Alex Puente tiene una ternura inexplicable y la segunda mitad de la obra elige sus momentos para asestar los golpes que sólo el personaje de Ramón puede invocar para ser devastadores. Como actor acepta el reto y da batalla, pero es cierto que lo vemos correr para llegar a ese punto; y tiene momentos, especialmente cuando la plática no está transitando en aguas pantanosas, en los que llega a caer en lo perceptiblemente ensayado, que quizá no sea un error de su parte, sólo algo muy visible al lado de su coestrella que está entregada al naturalismo. De pronto juegan en canchas distintas en tonalidad y el montaje brinca.
Lo cierto es que para cuando las cartas están puestas en la mesa y es imposible para ambos personajes poner marcha atrás, el resultado entre el público es audiblemente sollozador. El texto y las actuaciones te rompen y te provocan. La Golondrina hace preguntas sobre dónde estamos parados como humanidad, qué nos une si no es el amor cómo se ha predicado tantas veces pero parece ser falso, qué hacemos o dejamos de hacer cada uno de nosotros para que afuera pierda el odio y la violencia, qué nos sigue impidiendo abrazarnos como madre e hijo, familias, amigos, colegas con honestidad sobre quiénes somos y cariño de ambas partes antes que miedo y preocupación al cómo lo tomarán.

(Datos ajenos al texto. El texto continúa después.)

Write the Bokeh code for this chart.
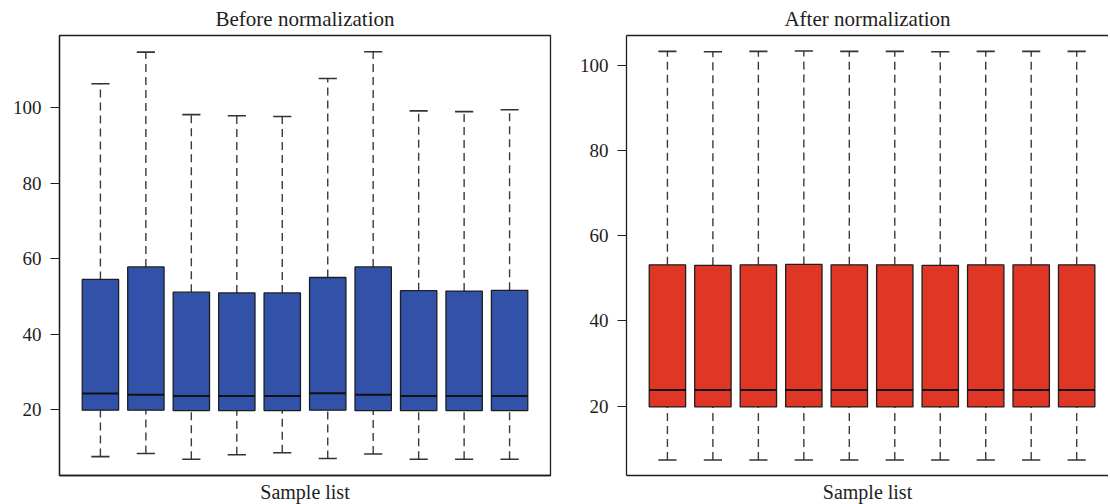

Un texto abrasador con un par de intérpretes listos para abrir el corazón y vulnerarse en pos de una historia que es y seguirá siendo importante de contar y recordar. Muchos no sobreviven el ser distintos. Pasa desde siempre y no se ha detenido. Muchas familias quedan incompletas. Muchas pláticas no se tienen por miedo a la confrontación con la verdad y las sombras ocupan su lugar en casas donde padres e hijos viven como desconocidos. La Golondrina viene como arrolladora, pero su trabajo es aplastar para construir desde nuevos cimientos.
La Golondrina se presenta viernes, sábados y domingos en el Teatro Milán.